In this research work the Hermite CM is applied on Eyring-Powell (E-P) boundary layer equations past a wedge. Figures 1 nad 2 show the results for \(\mathfrak{f}' (\eta )\) and \(\mathfrak{f}'' (\eta )\) which are get from Hermite CM for various value of \(\ \eta\) .The result for dimensional-less velocity field \(\mathfrak{f}' (\eta )\)on different values of \(\eta\) have shown in Table 1.The effect of \(% \epsilon\) on \(\mathfrak{f}' (\eta )\) and \(\mathfrak{f}'' (\eta )\) have shown in figure 1 and 2 respectively.It is observed that when we increase the value of \(\epsilon\) its increase the dimensional-less velocity field \(\mathfrak{f}' (\eta )\)as shown in figure 1.The behavior of \(\mathfrak{f}' (\eta )\) and \(\mathfrak{f}'' (\eta )\) on different values of \(\delta\) are shown in figure 3 & 4 respectively.

The effects of E-P fluid parameters of \(\epsilon\) and \(\delta\) is shown in Figure 3 and 4. These graphs shows the variation in velocity field and its derivative for \(\epsilon\) =0.1 and distinct values of \(\delta\).

6. Conclusion

In this work we successfully apply Pseudo-Spectral method to solve approximate EPBL equation past a wedge.The effects of Non-newtonian EPF parameter and on velocity and stress profile observed when fluid past a wedge.

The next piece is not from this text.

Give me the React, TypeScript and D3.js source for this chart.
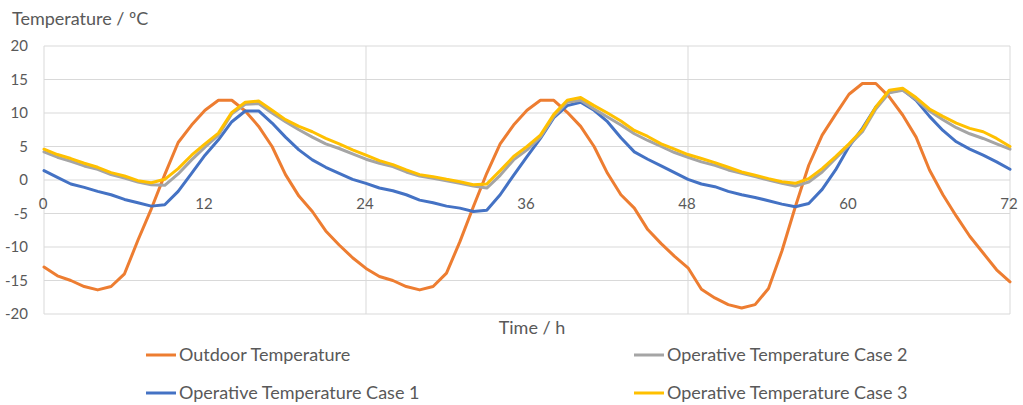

By increasing the values of \(\epsilon\). \(\mathfrak{f}'\) & \(\mathfrak{f}''\) also increases and by increasing the values \(\delta\) the value of \(\mathfrak{f}'\)and \(\mathfrak{f}''\) decreases. Its noted that this technique can be used to solve other non-linear problems.